**Source records**
# # # # #
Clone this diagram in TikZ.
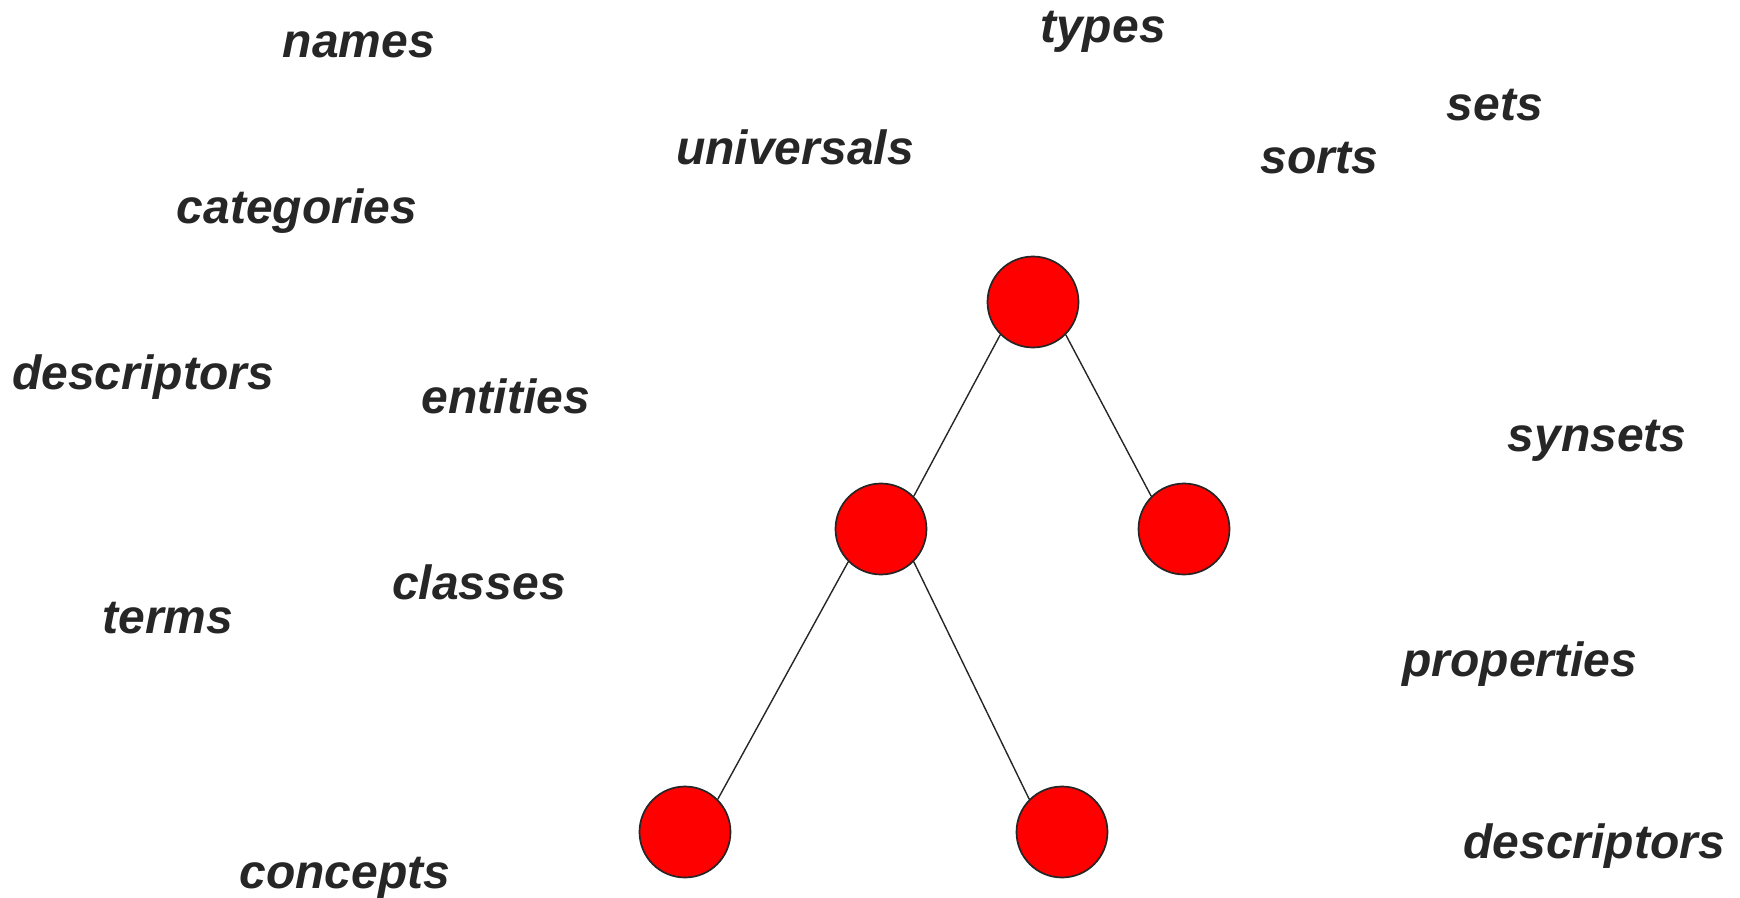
\documentclass[tikz,border=0pt]{standalone}
\usepackage{fontspec}
\setmainfont{Liberation Sans}
\begin{document}
\definecolor{ink}{RGB}{38,38,38}
\definecolor{nodered}{RGB}{255,0,0}
\begin{tikzpicture}[x=1pt,y=-1pt,
  word/.style={anchor=base,inner sep=0pt,text=ink,
    font=\fontsize{48}{58}\selectfont\bfseries\itshape},
  dot/.style={circle,draw=ink,line width=1.7pt,fill=nodered,
    minimum size=91pt,inner sep=0pt},
  link/.style={draw=ink,line width=1.4pt}]
  \useasboundingbox (0,0) rectangle (1740,897);

  % the tree
  \node[dot] (root) at (1033,302) {};
  \node[dot] (left) at (881,529) {};
  \node[dot] (right) at (1184,529) {};
  \node[dot] (leftleft) at (685,832) {};
  \node[dot] (leftright) at (1062,832) {};
  \draw[link] (root.south west) -- (left.north east);
  \draw[link] (root.south east) -- (right.north west);
  \draw[link] (left.south west) -- (leftleft.north east);
  \draw[link] (left.south east) -- (leftright.north west);

  % the words around it
  \node[word] (w1) at (359,57) {names};
  \node[word] (w2) at (1103,42) {types};
  \node[word] (w3) at (1495,120) {sets};
  \node[word] (w4) at (795,164) {universals};
  \node[word] (w5) at (1319,173) {sorts};
  \node[word] (w6) at (297,223) {categories};
  \node[word] (w7) at (143,389) {descriptors};
  \node[word] (w8) at (506,413) {entities};
  \node[word] (w9) at (1597,451) {synsets};
  \node[word] (w10) at (479,599) {classes};
  \node[word] (w11) at (168,633) {terms};
  \node[word] (w12) at (1520,676) {properties};
  \node[word] (w13) at (1594,858) {descriptors};
  \node[word] (w14) at (345,888) {concepts};
\end{tikzpicture}
\end{document}
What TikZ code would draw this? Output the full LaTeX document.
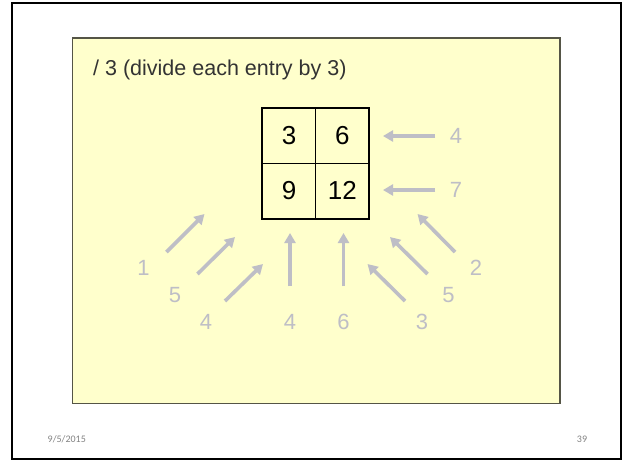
\documentclass[tikz,border=0pt]{standalone}
\usepackage{fontspec}
\setmainfont{Liberation Sans}
\newfontfamily\footfont{Carlito}
\usetikzlibrary{arrows.meta, positioning}

\definecolor{slideyellow}{RGB}{255,255,204}
\definecolor{boxedge}{RGB}{85,85,70}
\definecolor{lightgray}{RGB}{190,190,198}
\definecolor{footgray}{RGB}{130,130,130}

\begin{document}
\begin{tikzpicture}[
    x=1pt, y=-1pt,
    cell/.style={minimum width=53pt, minimum height=55pt, inner sep=0pt, font=\fontsize{26}{30}\selectfont},
    lbl/.style={inner sep=0pt, text=lightgray, font=\fontsize{22}{26}\selectfont},
    feed/.style={-{Triangle[length=10pt, width=11pt]}, line width=3.6pt, lightgray},
    foot/.style={inner sep=0pt, text=footgray, font=\footfont\fontsize{10}{12}\selectfont}]
  \useasboundingbox (0,0) rectangle (626,461);
  \fill[white] (0,0) rectangle (626,461);
  % slide frame and panel
  \draw[line width=2.4pt] (12,3) rectangle (621,459);
  \draw[boxedge, line width=1.2pt, fill=slideyellow] (72.5,38) rectangle (560,403.5);
  \node[anchor=west, inner sep=0pt, text=black!80, font=\fontsize{21.5}{26}\selectfont] (title) at (93,70) {/ 3 (divide each entry by 3)};

  % the 2x2 matrix
  \node[cell] (c11) at (289,135.5) {3};
  \node[cell, right=0pt of c11] (c12) {6};
  \node[cell, below=0pt of c11] (c21) {9};
  \node[cell, right=0pt of c21] (c22) {12};
  \draw[line width=0.5pt] (c11.north east) -- (c21.south east);
  \draw[line width=0.5pt] (c11.south west) -- (c12.south east);
  \draw[line width=2pt] (c11.north west) rectangle (c22.south east);

  % row inputs
  \node[lbl] (r1) at (456,136) {4};
  \node[lbl] (r2) at (456,190) {7};
  \coordinate (r1t) at (435,136);
  \coordinate (r1h) at (383,136);
  \coordinate (r2t) at (435,190);
  \coordinate (r2h) at (383,190);
  \draw[feed] (r1t) -- (r1h);
  \draw[feed] (r2t) -- (r2h);

  % inputs from below
  \node[lbl] (b1) at (143.5,268) {1};
  \node[lbl] (b2) at (175,295) {5};
  \node[lbl] (b3) at (206,322) {4};
  \node[lbl] (b4) at (290,322) {4};
  \node[lbl] (b5) at (343.5,322) {6};
  \node[lbl] (b6) at (422,322) {3};
  \node[lbl] (b7) at (448.5,295) {5};
  \node[lbl] (b8) at (476,268) {2};
  \coordinate (b1t) at (166.5,252);
  \coordinate (b1h) at (204.5,214);
  \coordinate (b2t) at (197.5,274);
  \coordinate (b2h) at (235,237);
  \coordinate (b3t) at (225,301);
  \coordinate (b3h) at (263,264);
  \coordinate (b4t) at (290,286);
  \coordinate (b4h) at (290,233);
  \coordinate (b5t) at (343.5,286);
  \coordinate (b5h) at (343.5,233);
  \coordinate (b6t) at (405,301);
  \coordinate (b6h) at (367.5,264);
  \coordinate (b7t) at (427.5,274);
  \coordinate (b7h) at (390,237);
  \coordinate (b8t) at (455,252);
  \coordinate (b8h) at (417.5,214);
  \draw[feed] (b1t) -- (b1h);
  \draw[feed] (b2t) -- (b2h);
  \draw[feed] (b3t) -- (b3h);
  \draw[feed] (b4t) -- (b4h);
  \draw[feed] (b5t) -- (b5h);
  \draw[feed] (b6t) -- (b6h);
  \draw[feed] (b7t) -- (b7h);
  \draw[feed] (b8t) -- (b8h);

  % footer
  \node[foot, anchor=west] (date) at (47.5,439) {9/5/2015};
  \node[foot] (page) at (582,439) {39};
\end{tikzpicture}
\end{document}
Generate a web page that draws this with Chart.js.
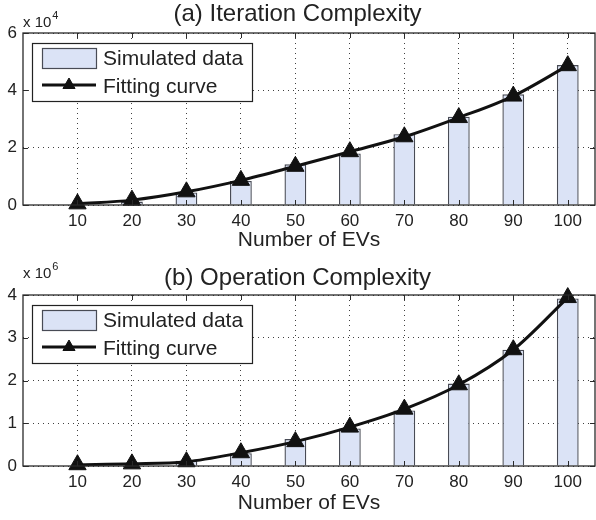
<!DOCTYPE html>
<html>
<head>
<meta charset="utf-8">
<title>EV complexity</title>
<script src="https://cdn.jsdelivr.net/npm/chart.js@4.4.1/dist/chart.umd.min.js"></script>
<style>
    html, body { margin: 0; padding: 0; background: #fff; }
    #wrap { position: relative; width: 596px; height: 520px; overflow: hidden; }
    .panel { position: absolute; left: 0; }
</style>
</head>
<body>
<div id="wrap">
    <canvas id="iter-chart" class="panel" style="top:0" width="596" height="260"></canvas>
    <canvas id="op-chart" class="panel" style="top:262px" width="596" height="258"></canvas>
</div>
<script>
// number of EVs on the x axis
const evCounts = [10, 20, 30, 40, 50, 60, 70, 80, 90, 100];

// (a) iterations, in units of 10^4
const iterSimulated = [0.03, 0.12, 0.44, 0.84, 1.42, 1.80, 2.47, 3.08, 3.86, 4.88];
const iterFitting = [0.04, 0.17, 0.46, 0.86, 1.35, 1.86, 2.38, 3.05, 3.80, 4.86];

// (b) operations, in units of 10^6
const opSimulated = [0.005, 0.02, 0.12, 0.30, 0.63, 0.88, 1.30, 1.93, 2.72, 3.92];
const opFitting = [0.03, 0.05, 0.10, 0.31, 0.57, 0.91, 1.33, 1.90, 2.72, 3.94];

const iterTicks = [0, 2, 4, 6];
const opTicks = [0, 1, 2, 3, 4];

const FONT = '"Liberation Sans", Arial, Helvetica, sans-serif';
const INK = "#222";
Chart.defaults.font.family = FONT;
Chart.defaults.color = INK;

// solid box around the plot, MATLAB-style inward ticks and the "x 10^n" multiplier
const boxFrame = {
    id: "boxFrame",
    afterDatasetsDraw(chart, args, opts) {
        const { ctx, chartArea: a, scales: { x, y } } = chart;
        ctx.save();
        ctx.strokeStyle = "#2a2a2a";
        ctx.lineWidth = 1.3;
        ctx.strokeRect(a.left, a.top, a.right - a.left, a.bottom - a.top);

        ctx.lineWidth = 1;
        ctx.beginPath();
        x.ticks.forEach(t => {
            const px = Math.round(x.getPixelForValue(t.value)) + 0.5;
            ctx.moveTo(px, a.bottom); ctx.lineTo(px, a.bottom - 5);
            ctx.moveTo(px, a.top); ctx.lineTo(px, a.top + 5);
        });
        y.ticks.forEach(t => {
            const py = Math.round(y.getPixelForValue(t.value)) + 0.5;
            ctx.moveTo(a.left, py); ctx.lineTo(a.left + 5, py);
            ctx.moveTo(a.right, py); ctx.lineTo(a.right - 5, py);
        });
        ctx.stroke();

        ctx.fillStyle = INK;
        ctx.textAlign = "left";
        ctx.textBaseline = "alphabetic";
        ctx.font = "15px " + FONT;
        const base = a.top - opts.lift;
        ctx.fillText("x 10", a.left, base);
        const w = ctx.measureText("x 10").width;
        ctx.font = "11px " + FONT;
        ctx.fillText(opts.exponent, a.left + w + 1, base - 8);
        ctx.restore();
    }
};

// boxed legend in the upper-left corner of the plot area
const boxLegend = {
    id: "boxLegend",
    afterDraw(chart) {
        const { ctx, chartArea: a } = chart;
        const [bars, fit] = chart.data.datasets;
        const left = a.left + 9, top = a.top + 10, w = 220, h = 58;
        ctx.save();
        ctx.fillStyle = "#fff";
        ctx.fillRect(left, top, w, h);
        ctx.strokeStyle = "#222";
        ctx.lineWidth = 1.2;
        ctx.strokeRect(left + 0.5, top + 0.5, w, h);

        // bar swatch
        ctx.fillStyle = bars.backgroundColor;
        ctx.fillRect(left + 10, top + 5, 54, 20);
        ctx.strokeStyle = bars.borderColor;
        ctx.lineWidth = 1.2;
        ctx.strokeRect(left + 10.5, top + 5.5, 54, 20);

        // line + marker swatch
        const ly = top + 42;
        ctx.strokeStyle = fit.borderColor;
        ctx.lineWidth = fit.borderWidth;
        ctx.beginPath();
        ctx.moveTo(left + 10, ly);
        ctx.lineTo(left + 64, ly);
        ctx.stroke();
        ctx.fillStyle = fit.pointBackgroundColor;
        ctx.lineWidth = 1;
        Chart.helpers.drawPoint(ctx, { pointStyle: "triangle", radius: 7, rotation: 0, borderWidth: 1 }, left + 37, ly);

        ctx.fillStyle = INK;
        ctx.font = "21px " + FONT;
        ctx.textAlign = "left";
        ctx.textBaseline = "middle";
        ctx.fillText(bars.label, left + 71, top + 16);
        ctx.fillText(fit.label, left + 71, top + 44);
        ctx.restore();
    }
};

function buildChart(canvasId, simulated, fitting, cfg) {
    const gridStyle = { color: "rgba(0,0,0,0.75)", lineWidth: 1, drawTicks: false, offset: false };
    const dotted = { display: false, dash: [1, 4] };

    return new Chart(document.getElementById(canvasId), {
        type: "bar",
        data: {
            datasets: [
                {
                    type: "bar",
                    label: "Simulated data",
                    data: evCounts.map((n, i) => ({ x: n, y: simulated[i] })),
                    backgroundColor: "#dbe3f6",
                    borderColor: "#484b55",
                    borderWidth: 1.4,
                    barPercentage: 0.4,
                    categoryPercentage: 1,
                    order: 2
                },
                {
                    type: "line",
                    label: "Fitting curve",
                    data: evCounts.map((n, i) => ({ x: n, y: fitting[i] })),
                    borderColor: "#111",
                    backgroundColor: "#111",
                    borderWidth: 3,
                    cubicInterpolationMode: "monotone",
                    pointStyle: "triangle",
                    pointRadius: 10,
                    pointBackgroundColor: "#111",
                    pointBorderColor: "#111",
                    pointBorderWidth: 1,
                    clip: false,
                    order: 1
                }
            ]
        },
        options: {
            responsive: false,
            animation: false,
            // markers are allowed to overhang the plot box, so no extra room for them
            layout: { autoPadding: false, padding: { left: 0, right: 1, top: 0, bottom: 0 } },
            plugins: {
                legend: { display: false },
                tooltip: { enabled: false },
                title: {
                    display: true,
                    text: cfg.title,
                    color: INK,
                    font: { size: 24, weight: "normal" },
                    padding: cfg.titlePad
                },
                boxFrame: { exponent: cfg.exponent, lift: cfg.expLift }
            },
            scales: {
                x: {
                    type: "linear",
                    min: 0,
                    max: 105,
                    offset: false,
                    afterBuildTicks: s => { s.ticks = evCounts.map(v => ({ value: v })); },
                    afterFit: s => { s.height = cfg.xAxisHeight; s.paddingLeft = 0; s.paddingRight = 0; },
                    grid: gridStyle,
                    border: dotted,
                    ticks: { padding: 6, font: { size: 17 }, maxRotation: 0, autoSkip: false },
                    title: {
                        display: true,
                        text: "Number of EVs",
                        font: { size: 21 },
                        padding: { top: 0, bottom: cfg.xTitlePad }
                    }
                },
                y: {
                    min: 0,
                    max: cfg.yTicks[cfg.yTicks.length - 1],
                    afterBuildTicks: s => { s.ticks = cfg.yTicks.map(v => ({ value: v })); },
                    afterFit: s => { s.width = 23; },
                    grid: gridStyle,
                    border: dotted,
                    ticks: { padding: 6, font: { size: 17 } }
                }
            }
        },
        plugins: [boxFrame, boxLegend]
    });
}

buildChart("iter-chart", iterSimulated, iterFitting, {
    title: "(a) Iteration Complexity",
    titlePad: { top: 0, bottom: 4.2 },
    exponent: "4",
    expLift: 6.5,
    yTicks: iterTicks,
    xAxisHeight: 55,
    xTitlePad: 6.7
});

buildChart("op-chart", opSimulated, opFitting, {
    title: "(b) Operation Complexity",
    titlePad: { top: 1.7, bottom: 2.5 },
    exponent: "6",
    expLift: 17,
    yTicks: opTicks,
    xAxisHeight: 54,
    xTitlePad: 4.5
});
</script>
</body>
</html>
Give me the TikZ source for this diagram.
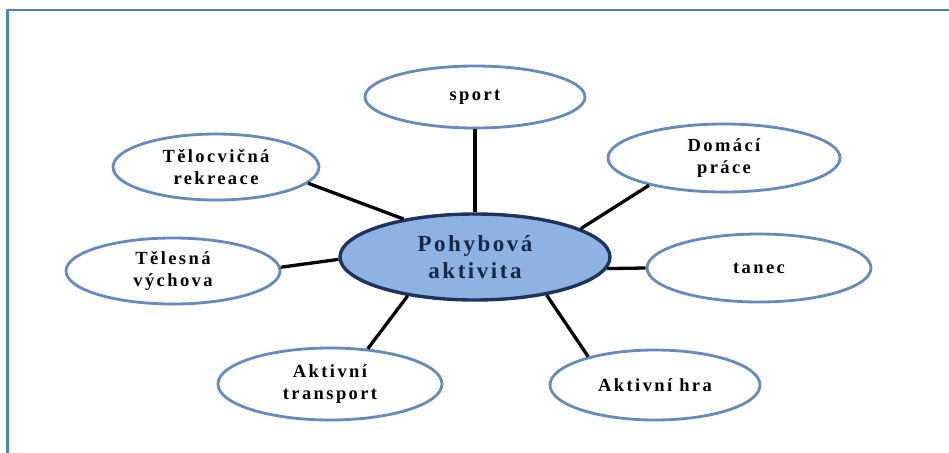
# # # # #
**TASK REQUIREMENTS**
Sift through the entries and copy every line with "page".

**COMPLETED EXERCISE**
  \node[foot] (page) at (582,439) {39};
Generate a web page that draws this with Chart.js.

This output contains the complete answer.